Novas Histórias do Tempo da Velha Escola (DCCLXLVII)

Pampilhosa da Serra, 20 de fevereiro de 2042

Como vos disse, netos queridos, a discussão em torno dos exames, provas, testes e afins era uma espécie de passatempo muito do agrado dos responsáveis pela gestão de um malfadado sistema educacional, que vigorou até aos anos trinta. 

Um normativo de 1976 fora certidão de óbito dos exames da “quarta classe”. Malgrado as frequentes viagens a uma Finlândia da moda, que os havia, quase totalmente, erradicado, os exames retornaram das catacumbas da pedagogia e se mantiveram vivos nas representações sociais e ativos nas práticas escolares.
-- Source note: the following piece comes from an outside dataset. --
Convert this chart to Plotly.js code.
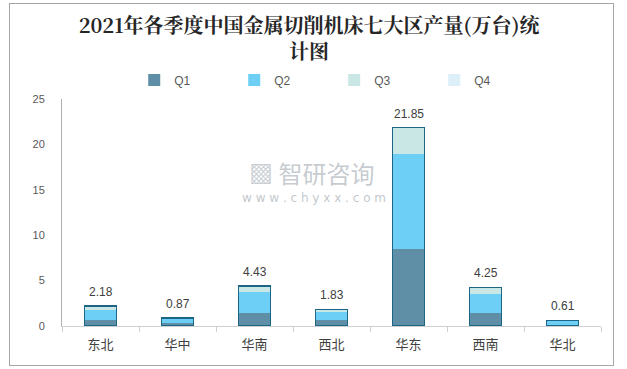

E, em 1977, ministeriais orientações viriam a abrir caminho para a proliferação de ambiguidades: 

“Talvez que, em Portugal, quando na escolaridade obrigatória para todos não houver diferenças tão significativas, o problema se coloque de modo diverso; talvez o termo exame venha a ser substituído pelo de prova, teste, ou outra designação adequada”. 

Pelo subido coturno desse normativo se depreendia que, para o ministério da educação, tudo não passaria de uma mera questão de terminologia. O resultado de décadas de fatais hesitações estava à vista de quem quisesse ver: para um “ensino em massa”, planejamento de aulas para o “aluno médio” e reprovação para os “menos aptos”. Restava saber a quem seria dada aula, acaso o “aluno médio” faltasse à escola. Ou como se reprovaria aqueles que a abandonavam.

Ciclicamente, se legislava absurdos, bovinamente aceites por professores legal e teoricamente desarmados, por via de uma formação de péssima qualidade. 

“Que lhes valeu todo o curso que fizeram durante longos anos? Em vão leram livros copiosos, beberam a caudalosa erudição dos catedráticos imponentes, fizeram provas escritas de inúmeras laudas, com letra miúda. Palavras, palavras, palavras que o vento levou”. 

Quem assim nos falava era a Cecília Meireles. Em 1930! 

Nos idos de vinte, os professores acumulavam certificados de “capacitações”. Se a competência desses professores fosse medida pelo número de cursos frequentados, a sua qualificação seria extraordinária. Se a qualidade das escolas pudesse ser medida pelo peso de diplomas e certificados, já teria acontecido uma revolução em cada escola. 

A acreditar numa pesquisa do Naércio Filho, de 2007, os professores que tinham feito muitos cursos não tinham melhorado a aprendizagem dos seus alunos. As conclusões desse estudo explicavam a inércia dos professores:

“Quando se trata do ensino público e dos cursos de capacitação oferecidos aos professores dessas redes, a constatação é que eles não estão fazendo diferença no desempenho dos alunos, apesar de serem divulgados como uma das iniciativas para melhorar o ensino. O professor vai, fica ouvindo sobre várias linhas pedagógicas e, no fim, não aprende nada que consiga usar.” 

Em Portugal, após o incremento da formação continuada de professores e do investimento de milhões de euros, os resultados foram decepcionantes – quase nada se alterou na atitude dos professores e pouco terá mudado nas suas práticas. O modelo de formação, que ainda predominava, era a negação do que se pretendia transmitir. 

Se os formadores ensinavam métodos ativos a professores inativos, o que ficaria? O professor aprendia a “teoria “transmitida”, ou a prática “praticada”? 

Os formadores pareciam adoptar a máxima “olha para o que eu digo, não olhes para o que eu faço”, ignorando que acontecia formação sempre que um professor estabelecia um diálogo entre o eu que agia e o eu que se interrogava, num processo social em que transformava o conhecimento que tinha da realidade.